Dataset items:
####
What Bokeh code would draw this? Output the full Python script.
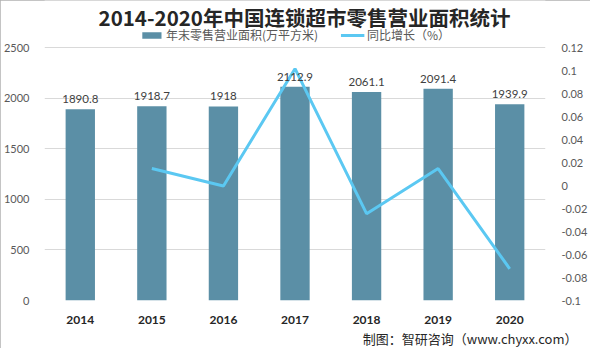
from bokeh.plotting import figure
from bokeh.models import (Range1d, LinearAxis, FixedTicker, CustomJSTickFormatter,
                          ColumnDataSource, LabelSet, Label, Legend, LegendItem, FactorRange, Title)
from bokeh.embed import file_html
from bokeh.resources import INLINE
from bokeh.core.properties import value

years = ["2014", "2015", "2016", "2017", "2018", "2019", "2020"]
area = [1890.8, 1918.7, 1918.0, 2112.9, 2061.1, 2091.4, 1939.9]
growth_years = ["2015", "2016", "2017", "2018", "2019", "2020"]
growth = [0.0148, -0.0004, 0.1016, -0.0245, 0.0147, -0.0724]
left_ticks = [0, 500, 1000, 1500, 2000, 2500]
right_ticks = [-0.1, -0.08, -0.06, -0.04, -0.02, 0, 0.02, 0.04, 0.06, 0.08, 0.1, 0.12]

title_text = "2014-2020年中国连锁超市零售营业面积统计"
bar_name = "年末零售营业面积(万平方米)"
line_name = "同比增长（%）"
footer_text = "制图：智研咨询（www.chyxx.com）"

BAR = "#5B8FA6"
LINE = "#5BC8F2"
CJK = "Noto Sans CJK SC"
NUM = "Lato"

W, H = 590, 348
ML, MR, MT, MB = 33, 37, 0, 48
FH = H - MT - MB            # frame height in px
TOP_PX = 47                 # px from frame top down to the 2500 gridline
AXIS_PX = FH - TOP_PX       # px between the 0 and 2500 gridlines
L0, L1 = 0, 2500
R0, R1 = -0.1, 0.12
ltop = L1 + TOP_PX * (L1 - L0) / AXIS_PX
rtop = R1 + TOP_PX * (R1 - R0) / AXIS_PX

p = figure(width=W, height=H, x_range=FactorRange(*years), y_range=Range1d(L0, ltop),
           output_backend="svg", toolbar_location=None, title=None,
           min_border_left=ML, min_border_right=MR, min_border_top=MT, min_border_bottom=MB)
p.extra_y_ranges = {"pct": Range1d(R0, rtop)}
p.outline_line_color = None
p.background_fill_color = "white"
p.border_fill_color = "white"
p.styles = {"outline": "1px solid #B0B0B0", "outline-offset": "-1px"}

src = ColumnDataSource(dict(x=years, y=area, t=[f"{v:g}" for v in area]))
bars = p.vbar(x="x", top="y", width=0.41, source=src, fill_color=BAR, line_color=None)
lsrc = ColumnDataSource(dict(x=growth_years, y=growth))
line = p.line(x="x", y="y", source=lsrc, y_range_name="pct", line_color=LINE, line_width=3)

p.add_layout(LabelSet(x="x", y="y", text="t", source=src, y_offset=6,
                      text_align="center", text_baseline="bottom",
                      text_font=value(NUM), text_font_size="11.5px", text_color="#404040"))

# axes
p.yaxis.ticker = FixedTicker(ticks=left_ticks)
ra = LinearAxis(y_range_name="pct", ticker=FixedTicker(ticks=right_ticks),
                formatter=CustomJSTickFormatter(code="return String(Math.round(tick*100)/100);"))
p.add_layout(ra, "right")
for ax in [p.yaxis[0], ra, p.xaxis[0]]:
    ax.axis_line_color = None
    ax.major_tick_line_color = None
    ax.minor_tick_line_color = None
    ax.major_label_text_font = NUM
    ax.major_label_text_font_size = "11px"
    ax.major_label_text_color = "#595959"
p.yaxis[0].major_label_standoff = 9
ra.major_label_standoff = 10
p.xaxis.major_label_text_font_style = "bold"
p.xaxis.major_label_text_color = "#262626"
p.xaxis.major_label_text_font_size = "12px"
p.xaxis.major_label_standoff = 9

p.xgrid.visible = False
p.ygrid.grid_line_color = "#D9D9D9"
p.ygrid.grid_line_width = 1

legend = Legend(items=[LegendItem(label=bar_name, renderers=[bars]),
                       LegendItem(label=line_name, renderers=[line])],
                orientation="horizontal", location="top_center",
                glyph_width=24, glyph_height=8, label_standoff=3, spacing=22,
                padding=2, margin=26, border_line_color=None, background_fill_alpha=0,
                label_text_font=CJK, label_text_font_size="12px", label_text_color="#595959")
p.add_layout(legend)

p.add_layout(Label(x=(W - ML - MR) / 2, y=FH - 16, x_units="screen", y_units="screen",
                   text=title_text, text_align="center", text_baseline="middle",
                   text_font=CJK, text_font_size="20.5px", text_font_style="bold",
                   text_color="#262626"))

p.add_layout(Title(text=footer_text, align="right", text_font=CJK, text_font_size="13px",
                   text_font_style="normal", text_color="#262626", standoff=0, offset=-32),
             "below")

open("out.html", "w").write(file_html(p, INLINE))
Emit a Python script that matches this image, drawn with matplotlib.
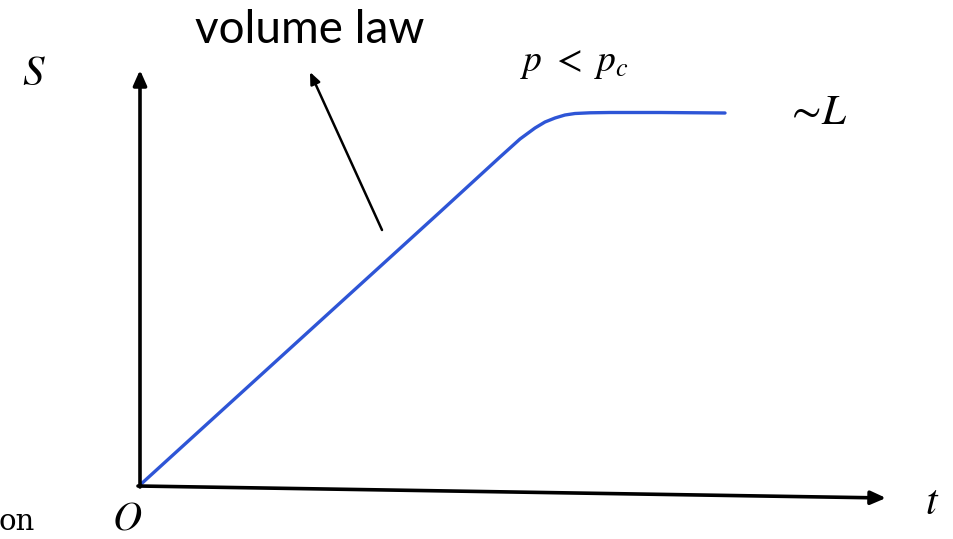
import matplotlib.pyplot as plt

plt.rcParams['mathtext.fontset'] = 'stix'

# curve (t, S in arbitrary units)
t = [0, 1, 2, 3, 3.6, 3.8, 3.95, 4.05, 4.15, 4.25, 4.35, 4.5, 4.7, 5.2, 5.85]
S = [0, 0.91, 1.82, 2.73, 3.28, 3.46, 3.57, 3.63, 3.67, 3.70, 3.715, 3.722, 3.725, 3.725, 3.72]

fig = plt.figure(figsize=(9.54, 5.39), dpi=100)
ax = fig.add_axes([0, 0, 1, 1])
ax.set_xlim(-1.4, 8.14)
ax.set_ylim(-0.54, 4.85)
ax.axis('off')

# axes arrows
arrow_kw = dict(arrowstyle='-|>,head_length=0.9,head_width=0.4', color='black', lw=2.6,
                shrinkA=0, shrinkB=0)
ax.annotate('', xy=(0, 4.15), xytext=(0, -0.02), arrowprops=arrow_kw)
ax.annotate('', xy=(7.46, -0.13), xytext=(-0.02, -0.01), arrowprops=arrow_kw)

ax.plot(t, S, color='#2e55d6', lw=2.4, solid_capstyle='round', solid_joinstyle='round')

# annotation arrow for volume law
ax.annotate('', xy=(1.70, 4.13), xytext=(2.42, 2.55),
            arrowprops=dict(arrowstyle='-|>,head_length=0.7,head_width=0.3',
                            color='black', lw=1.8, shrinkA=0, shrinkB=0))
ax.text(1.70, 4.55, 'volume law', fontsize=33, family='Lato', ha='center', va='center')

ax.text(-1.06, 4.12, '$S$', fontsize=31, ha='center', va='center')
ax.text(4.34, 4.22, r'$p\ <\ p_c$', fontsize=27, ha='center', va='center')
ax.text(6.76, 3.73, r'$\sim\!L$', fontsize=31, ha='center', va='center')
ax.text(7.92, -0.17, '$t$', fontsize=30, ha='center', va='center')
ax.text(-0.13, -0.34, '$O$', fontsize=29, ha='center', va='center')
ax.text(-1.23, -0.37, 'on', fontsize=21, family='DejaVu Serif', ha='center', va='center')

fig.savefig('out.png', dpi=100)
####
Pictures don't belong in the copy. Restate all the entries exactly.

What Bokeh code would draw this? Output the full Python script.
from bokeh.plotting import figure
from bokeh.models import (Range1d, LinearAxis, FixedTicker, CustomJSTickFormatter,
                          ColumnDataSource, LabelSet, Label, Legend, LegendItem, FactorRange, Title)
from bokeh.embed import file_html
from bokeh.resources import INLINE
from bokeh.core.properties import value

years = ["2014", "2015", "2016", "2017", "2018", "2019", "2020"]
area = [1890.8, 1918.7, 1918.0, 2112.9, 2061.1, 2091.4, 1939.9]
growth_years = ["2015", "2016", "2017", "2018", "2019", "2020"]
growth = [0.0148, -0.0004, 0.1016, -0.0245, 0.0147, -0.0724]
left_ticks = [0, 500, 1000, 1500, 2000, 2500]
right_ticks = [-0.1, -0.08, -0.06, -0.04, -0.02, 0, 0.02, 0.04, 0.06, 0.08, 0.1, 0.12]

title_text = "2014-2020年中国连锁超市零售营业面积统计"
bar_name = "年末零售营业面积(万平方米)"
line_name = "同比增长（%）"
footer_text = "制图：智研咨询（www.chyxx.com）"

BAR = "#5B8FA6"
LINE = "#5BC8F2"
CJK = "Noto Sans CJK SC"
NUM = "Lato"

W, H = 590, 348
ML, MR, MT, MB = 33, 37, 0, 48
FH = H - MT - MB            # frame height in px
TOP_PX = 47                 # px from frame top down to the 2500 gridline
AXIS_PX = FH - TOP_PX       # px between the 0 and 2500 gridlines
L0, L1 = 0, 2500
R0, R1 = -0.1, 0.12
ltop = L1 + TOP_PX * (L1 - L0) / AXIS_PX
rtop = R1 + TOP_PX * (R1 - R0) / AXIS_PX

p = figure(width=W, height=H, x_range=FactorRange(*years), y_range=Range1d(L0, ltop),
           output_backend="svg", toolbar_location=None, title=None,
           min_border_left=ML, min_border_right=MR, min_border_top=MT, min_border_bottom=MB)
p.extra_y_ranges = {"pct": Range1d(R0, rtop)}
p.outline_line_color = None
p.background_fill_color = "white"
p.border_fill_color = "white"
p.styles = {"outline": "1px solid #B0B0B0", "outline-offset": "-1px"}

src = ColumnDataSource(dict(x=years, y=area, t=[f"{v:g}" for v in area]))
bars = p.vbar(x="x", top="y", width=0.41, source=src, fill_color=BAR, line_color=None)
lsrc = ColumnDataSource(dict(x=growth_years, y=growth))
line = p.line(x="x", y="y", source=lsrc, y_range_name="pct", line_color=LINE, line_width=3)

p.add_layout(LabelSet(x="x", y="y", text="t", source=src, y_offset=6,
                      text_align="center", text_baseline="bottom",
                      text_font=value(NUM), text_font_size="11.5px", text_color="#404040"))

# axes
p.yaxis.ticker = FixedTicker(ticks=left_ticks)
ra = LinearAxis(y_range_name="pct", ticker=FixedTicker(ticks=right_ticks),
                formatter=CustomJSTickFormatter(code="return String(Math.round(tick*100)/100);"))
p.add_layout(ra, "right")
for ax in [p.yaxis[0], ra, p.xaxis[0]]:
    ax.axis_line_color = None
    ax.major_tick_line_color = None
    ax.minor_tick_line_color = None
    ax.major_label_text_font = NUM
    ax.major_label_text_font_size = "11px"
    ax.major_label_text_color = "#595959"
p.yaxis[0].major_label_standoff = 9
ra.major_label_standoff = 10
p.xaxis.major_label_text_font_style = "bold"
p.xaxis.major_label_text_color = "#262626"
p.xaxis.major_label_text_font_size = "12px"
p.xaxis.major_label_standoff = 9

p.xgrid.visible = False
p.ygrid.grid_line_color = "#D9D9D9"
p.ygrid.grid_line_width = 1

legend = Legend(items=[LegendItem(label=bar_name, renderers=[bars]),
                       LegendItem(label=line_name, renderers=[line])],
                orientation="horizontal", location="top_center",
                glyph_width=24, glyph_height=8, label_standoff=3, spacing=22,
                padding=2, margin=26, border_line_color=None, background_fill_alpha=0,
                label_text_font=CJK, label_text_font_size="12px", label_text_color="#595959")
p.add_layout(legend)

p.add_layout(Label(x=(W - ML - MR) / 2, y=FH - 16, x_units="screen", y_units="screen",
                   text=title_text, text_align="center", text_baseline="middle",
                   text_font=CJK, text_font_size="20.5px", text_font_style="bold",
                   text_color="#262626"))

p.add_layout(Title(text=footer_text, align="right", text_font=CJK, text_font_size="13px",
                   text_font_style="normal", text_color="#262626", standoff=0, offset=-32),
             "below")

open("out.html", "w").write(file_html(p, INLINE))
Emit a Python script that matches this image, drawn with matplotlib.
import matplotlib.pyplot as plt

plt.rcParams['mathtext.fontset'] = 'stix'

# curve (t, S in arbitrary units)
t = [0, 1, 2, 3, 3.6, 3.8, 3.95, 4.05, 4.15, 4.25, 4.35, 4.5, 4.7, 5.2, 5.85]
S = [0, 0.91, 1.82, 2.73, 3.28, 3.46, 3.57, 3.63, 3.67, 3.70, 3.715, 3.722, 3.725, 3.725, 3.72]

fig = plt.figure(figsize=(9.54, 5.39), dpi=100)
ax = fig.add_axes([0, 0, 1, 1])
ax.set_xlim(-1.4, 8.14)
ax.set_ylim(-0.54, 4.85)
ax.axis('off')

# axes arrows
arrow_kw = dict(arrowstyle='-|>,head_length=0.9,head_width=0.4', color='black', lw=2.6,
                shrinkA=0, shrinkB=0)
ax.annotate('', xy=(0, 4.15), xytext=(0, -0.02), arrowprops=arrow_kw)
ax.annotate('', xy=(7.46, -0.13), xytext=(-0.02, -0.01), arrowprops=arrow_kw)

ax.plot(t, S, color='#2e55d6', lw=2.4, solid_capstyle='round', solid_joinstyle='round')

# annotation arrow for volume law
ax.annotate('', xy=(1.70, 4.13), xytext=(2.42, 2.55),
            arrowprops=dict(arrowstyle='-|>,head_length=0.7,head_width=0.3',
                            color='black', lw=1.8, shrinkA=0, shrinkB=0))
ax.text(1.70, 4.55, 'volume law', fontsize=33, family='Lato', ha='center', va='center')

ax.text(-1.06, 4.12, '$S$', fontsize=31, ha='center', va='center')
ax.text(4.34, 4.22, r'$p\ <\ p_c$', fontsize=27, ha='center', va='center')
ax.text(6.76, 3.73, r'$\sim\!L$', fontsize=31, ha='center', va='center')
ax.text(7.92, -0.17, '$t$', fontsize=30, ha='center', va='center')
ax.text(-0.13, -0.34, '$O$', fontsize=29, ha='center', va='center')
ax.text(-1.23, -0.37, 'on', fontsize=21, family='DejaVu Serif', ha='center', va='center')

fig.savefig('out.png', dpi=100)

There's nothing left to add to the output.